(Dataset content)
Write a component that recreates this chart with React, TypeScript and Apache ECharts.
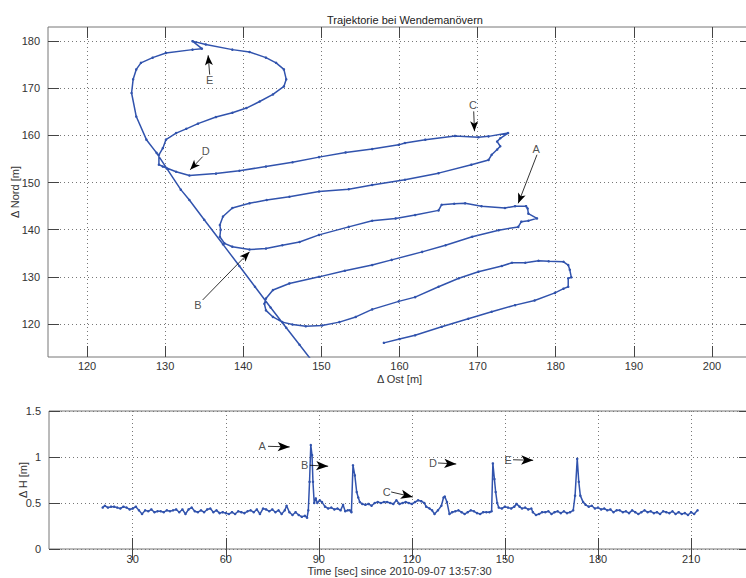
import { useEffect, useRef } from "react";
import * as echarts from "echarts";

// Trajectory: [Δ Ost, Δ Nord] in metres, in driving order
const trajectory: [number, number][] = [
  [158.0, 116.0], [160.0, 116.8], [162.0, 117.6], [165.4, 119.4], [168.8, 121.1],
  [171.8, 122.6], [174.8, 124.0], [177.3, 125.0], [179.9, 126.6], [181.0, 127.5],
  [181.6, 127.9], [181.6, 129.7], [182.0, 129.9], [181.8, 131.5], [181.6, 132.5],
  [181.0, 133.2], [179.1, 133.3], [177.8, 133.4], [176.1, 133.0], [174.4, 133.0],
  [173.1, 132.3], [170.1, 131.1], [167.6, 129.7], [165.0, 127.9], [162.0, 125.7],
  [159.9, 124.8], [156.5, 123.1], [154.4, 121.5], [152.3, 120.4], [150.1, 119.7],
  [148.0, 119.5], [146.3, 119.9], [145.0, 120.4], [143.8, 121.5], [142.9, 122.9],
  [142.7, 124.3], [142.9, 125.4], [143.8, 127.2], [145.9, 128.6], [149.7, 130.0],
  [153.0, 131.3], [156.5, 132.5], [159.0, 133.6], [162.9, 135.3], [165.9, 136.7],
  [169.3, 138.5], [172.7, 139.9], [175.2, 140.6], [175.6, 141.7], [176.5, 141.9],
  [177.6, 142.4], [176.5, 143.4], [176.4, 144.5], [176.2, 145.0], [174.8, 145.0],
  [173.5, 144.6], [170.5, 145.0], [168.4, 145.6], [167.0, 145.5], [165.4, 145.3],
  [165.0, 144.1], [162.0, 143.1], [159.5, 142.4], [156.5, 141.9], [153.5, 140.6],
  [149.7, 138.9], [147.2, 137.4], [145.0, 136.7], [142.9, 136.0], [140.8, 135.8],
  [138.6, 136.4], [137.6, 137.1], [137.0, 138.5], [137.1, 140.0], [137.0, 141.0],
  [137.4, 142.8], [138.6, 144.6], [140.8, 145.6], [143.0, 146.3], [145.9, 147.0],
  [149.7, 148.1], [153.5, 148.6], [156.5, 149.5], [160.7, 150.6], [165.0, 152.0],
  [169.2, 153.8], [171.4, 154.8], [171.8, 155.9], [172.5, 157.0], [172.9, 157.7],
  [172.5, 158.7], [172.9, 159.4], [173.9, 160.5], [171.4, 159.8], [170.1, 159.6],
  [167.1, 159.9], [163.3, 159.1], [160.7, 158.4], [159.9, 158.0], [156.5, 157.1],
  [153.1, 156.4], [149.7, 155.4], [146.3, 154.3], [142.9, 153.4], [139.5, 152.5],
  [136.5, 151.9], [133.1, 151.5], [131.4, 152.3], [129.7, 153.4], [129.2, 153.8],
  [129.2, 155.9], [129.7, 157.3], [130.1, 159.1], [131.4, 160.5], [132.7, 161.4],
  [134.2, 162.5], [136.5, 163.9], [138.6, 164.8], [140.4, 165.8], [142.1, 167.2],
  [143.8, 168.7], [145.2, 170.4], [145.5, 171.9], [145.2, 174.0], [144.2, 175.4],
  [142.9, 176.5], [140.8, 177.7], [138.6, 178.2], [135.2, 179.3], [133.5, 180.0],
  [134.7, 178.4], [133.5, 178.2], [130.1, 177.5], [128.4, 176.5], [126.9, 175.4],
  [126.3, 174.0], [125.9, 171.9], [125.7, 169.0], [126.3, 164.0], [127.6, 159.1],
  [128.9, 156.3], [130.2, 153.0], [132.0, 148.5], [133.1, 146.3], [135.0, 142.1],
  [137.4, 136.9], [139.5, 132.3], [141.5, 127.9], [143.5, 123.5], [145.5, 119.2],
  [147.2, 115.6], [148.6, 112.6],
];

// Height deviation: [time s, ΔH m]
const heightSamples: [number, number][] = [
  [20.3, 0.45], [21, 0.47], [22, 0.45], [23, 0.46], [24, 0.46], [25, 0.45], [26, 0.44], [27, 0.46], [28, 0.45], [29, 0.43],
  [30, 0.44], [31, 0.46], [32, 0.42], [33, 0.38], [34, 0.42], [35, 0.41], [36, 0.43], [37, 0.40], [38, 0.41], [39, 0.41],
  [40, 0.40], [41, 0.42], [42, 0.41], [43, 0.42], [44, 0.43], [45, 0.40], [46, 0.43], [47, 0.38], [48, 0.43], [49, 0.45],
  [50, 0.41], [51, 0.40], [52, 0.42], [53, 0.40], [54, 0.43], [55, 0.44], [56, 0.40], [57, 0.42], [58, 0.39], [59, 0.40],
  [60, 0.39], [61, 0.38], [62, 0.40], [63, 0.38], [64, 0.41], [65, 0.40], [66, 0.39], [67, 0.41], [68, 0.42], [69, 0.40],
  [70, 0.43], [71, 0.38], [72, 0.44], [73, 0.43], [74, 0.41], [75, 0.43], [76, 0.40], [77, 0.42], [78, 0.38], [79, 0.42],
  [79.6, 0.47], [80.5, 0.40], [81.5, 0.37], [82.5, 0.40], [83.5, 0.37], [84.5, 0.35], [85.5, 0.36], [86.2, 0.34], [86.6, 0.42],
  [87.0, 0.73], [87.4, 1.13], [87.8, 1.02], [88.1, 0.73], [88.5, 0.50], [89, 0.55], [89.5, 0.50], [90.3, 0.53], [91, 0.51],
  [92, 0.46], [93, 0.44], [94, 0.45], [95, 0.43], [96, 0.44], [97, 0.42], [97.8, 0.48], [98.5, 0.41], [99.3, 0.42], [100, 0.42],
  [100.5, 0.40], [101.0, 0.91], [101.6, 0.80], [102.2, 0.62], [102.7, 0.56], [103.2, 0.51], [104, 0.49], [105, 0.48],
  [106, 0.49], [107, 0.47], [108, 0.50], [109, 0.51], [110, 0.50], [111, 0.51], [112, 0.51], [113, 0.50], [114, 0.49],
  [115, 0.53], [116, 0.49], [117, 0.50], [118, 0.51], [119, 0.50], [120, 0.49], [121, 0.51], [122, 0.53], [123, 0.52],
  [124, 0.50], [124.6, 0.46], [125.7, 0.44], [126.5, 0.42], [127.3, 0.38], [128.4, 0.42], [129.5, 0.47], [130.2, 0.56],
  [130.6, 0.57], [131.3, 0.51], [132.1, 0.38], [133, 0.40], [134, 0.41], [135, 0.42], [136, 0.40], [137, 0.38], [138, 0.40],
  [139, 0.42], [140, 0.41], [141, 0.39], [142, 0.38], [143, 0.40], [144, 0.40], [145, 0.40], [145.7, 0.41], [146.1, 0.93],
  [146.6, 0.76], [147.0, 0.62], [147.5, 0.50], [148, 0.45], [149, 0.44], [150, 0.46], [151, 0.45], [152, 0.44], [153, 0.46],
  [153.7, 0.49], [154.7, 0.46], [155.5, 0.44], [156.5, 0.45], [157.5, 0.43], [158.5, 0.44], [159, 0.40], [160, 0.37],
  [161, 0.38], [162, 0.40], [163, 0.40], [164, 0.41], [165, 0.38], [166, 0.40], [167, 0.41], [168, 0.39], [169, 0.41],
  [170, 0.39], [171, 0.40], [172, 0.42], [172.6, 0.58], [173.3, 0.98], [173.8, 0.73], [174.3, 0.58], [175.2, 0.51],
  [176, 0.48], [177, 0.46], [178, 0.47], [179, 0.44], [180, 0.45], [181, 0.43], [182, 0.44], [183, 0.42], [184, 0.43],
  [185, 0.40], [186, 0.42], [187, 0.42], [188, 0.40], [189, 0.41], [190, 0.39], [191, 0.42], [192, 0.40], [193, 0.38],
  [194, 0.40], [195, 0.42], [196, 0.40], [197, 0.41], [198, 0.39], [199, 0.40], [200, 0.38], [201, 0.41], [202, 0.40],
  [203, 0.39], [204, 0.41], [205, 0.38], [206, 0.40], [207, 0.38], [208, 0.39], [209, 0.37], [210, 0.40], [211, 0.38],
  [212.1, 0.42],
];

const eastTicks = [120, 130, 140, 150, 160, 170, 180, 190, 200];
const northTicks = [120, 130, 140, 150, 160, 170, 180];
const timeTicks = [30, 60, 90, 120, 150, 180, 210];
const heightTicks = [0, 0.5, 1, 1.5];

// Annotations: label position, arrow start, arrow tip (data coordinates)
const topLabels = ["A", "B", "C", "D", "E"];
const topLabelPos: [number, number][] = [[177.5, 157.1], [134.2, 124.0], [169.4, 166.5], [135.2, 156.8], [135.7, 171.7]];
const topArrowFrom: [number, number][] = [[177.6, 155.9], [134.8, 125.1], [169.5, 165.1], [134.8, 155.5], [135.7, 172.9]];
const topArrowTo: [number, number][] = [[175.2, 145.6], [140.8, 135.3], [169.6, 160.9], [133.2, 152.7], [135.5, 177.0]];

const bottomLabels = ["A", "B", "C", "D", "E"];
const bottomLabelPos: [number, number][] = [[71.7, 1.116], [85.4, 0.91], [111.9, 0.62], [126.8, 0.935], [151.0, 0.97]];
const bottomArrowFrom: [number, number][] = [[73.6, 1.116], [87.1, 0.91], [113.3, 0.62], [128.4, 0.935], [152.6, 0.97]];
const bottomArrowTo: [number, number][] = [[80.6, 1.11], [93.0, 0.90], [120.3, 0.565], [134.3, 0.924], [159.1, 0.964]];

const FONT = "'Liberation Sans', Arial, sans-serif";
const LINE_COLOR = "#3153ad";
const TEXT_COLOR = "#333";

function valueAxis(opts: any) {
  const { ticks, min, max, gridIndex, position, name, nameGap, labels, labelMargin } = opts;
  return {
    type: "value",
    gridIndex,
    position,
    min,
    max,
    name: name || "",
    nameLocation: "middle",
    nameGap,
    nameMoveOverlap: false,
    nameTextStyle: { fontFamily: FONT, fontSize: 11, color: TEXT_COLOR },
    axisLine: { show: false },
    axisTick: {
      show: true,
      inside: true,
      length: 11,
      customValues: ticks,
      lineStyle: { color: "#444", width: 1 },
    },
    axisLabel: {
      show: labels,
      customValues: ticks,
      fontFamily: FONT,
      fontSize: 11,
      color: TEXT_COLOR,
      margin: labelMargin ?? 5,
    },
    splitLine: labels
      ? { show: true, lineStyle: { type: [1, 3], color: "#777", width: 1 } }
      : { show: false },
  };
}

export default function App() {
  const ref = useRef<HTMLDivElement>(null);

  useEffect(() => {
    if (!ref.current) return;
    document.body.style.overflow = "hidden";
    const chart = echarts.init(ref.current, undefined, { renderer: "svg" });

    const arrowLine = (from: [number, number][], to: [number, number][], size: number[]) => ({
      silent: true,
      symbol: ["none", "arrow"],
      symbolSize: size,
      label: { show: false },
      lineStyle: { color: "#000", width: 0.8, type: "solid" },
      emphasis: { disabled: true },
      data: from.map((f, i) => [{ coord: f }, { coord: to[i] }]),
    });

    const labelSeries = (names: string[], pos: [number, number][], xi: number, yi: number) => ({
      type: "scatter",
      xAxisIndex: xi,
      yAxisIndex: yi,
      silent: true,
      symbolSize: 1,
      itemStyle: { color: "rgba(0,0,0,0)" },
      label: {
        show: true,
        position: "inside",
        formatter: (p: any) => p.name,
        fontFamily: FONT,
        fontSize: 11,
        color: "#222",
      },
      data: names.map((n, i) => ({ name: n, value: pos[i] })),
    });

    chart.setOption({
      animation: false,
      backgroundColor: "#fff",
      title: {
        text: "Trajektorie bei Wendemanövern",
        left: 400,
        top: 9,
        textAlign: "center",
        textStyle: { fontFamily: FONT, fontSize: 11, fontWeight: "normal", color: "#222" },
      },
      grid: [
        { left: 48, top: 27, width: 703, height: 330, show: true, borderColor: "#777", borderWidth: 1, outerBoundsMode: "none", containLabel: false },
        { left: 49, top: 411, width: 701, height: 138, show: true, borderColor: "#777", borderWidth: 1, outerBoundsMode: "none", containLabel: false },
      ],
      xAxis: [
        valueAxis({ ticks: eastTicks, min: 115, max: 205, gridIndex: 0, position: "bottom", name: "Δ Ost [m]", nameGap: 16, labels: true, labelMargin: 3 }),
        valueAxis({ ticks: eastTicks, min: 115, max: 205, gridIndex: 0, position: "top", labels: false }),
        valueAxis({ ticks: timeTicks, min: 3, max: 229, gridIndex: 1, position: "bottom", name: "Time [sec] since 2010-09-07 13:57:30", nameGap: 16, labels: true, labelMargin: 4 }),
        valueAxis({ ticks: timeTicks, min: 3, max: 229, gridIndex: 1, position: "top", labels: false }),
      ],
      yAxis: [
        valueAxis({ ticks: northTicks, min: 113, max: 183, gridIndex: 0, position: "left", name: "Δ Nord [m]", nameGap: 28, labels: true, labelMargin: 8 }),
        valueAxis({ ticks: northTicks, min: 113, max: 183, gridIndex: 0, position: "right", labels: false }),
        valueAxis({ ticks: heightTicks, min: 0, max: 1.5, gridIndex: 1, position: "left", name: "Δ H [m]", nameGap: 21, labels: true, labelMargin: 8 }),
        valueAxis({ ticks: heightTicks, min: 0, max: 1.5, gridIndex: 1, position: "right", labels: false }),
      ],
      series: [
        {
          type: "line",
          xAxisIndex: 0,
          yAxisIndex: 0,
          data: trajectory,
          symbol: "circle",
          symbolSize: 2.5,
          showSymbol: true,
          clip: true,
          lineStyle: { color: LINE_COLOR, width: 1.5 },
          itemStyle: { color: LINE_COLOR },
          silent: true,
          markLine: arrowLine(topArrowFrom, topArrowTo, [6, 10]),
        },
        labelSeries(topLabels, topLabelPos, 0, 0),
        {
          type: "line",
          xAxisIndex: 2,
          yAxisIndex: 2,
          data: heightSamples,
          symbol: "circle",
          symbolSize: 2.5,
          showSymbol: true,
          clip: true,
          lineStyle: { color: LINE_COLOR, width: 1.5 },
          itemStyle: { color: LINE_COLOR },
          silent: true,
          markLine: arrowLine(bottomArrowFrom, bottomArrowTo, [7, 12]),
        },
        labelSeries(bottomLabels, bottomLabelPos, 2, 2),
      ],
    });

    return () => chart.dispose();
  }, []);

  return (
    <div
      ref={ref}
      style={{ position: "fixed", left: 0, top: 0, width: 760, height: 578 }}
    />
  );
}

(Directions for this task) Transcribe the opening line of the listing above, please, and every line after it through the line with "import * as", word for word, without pictures.

(Final result)
Write a component that recreates this chart with React, TypeScript and Apache ECharts.
import { useEffect, useRef } from "react";
import * as echarts from "echarts";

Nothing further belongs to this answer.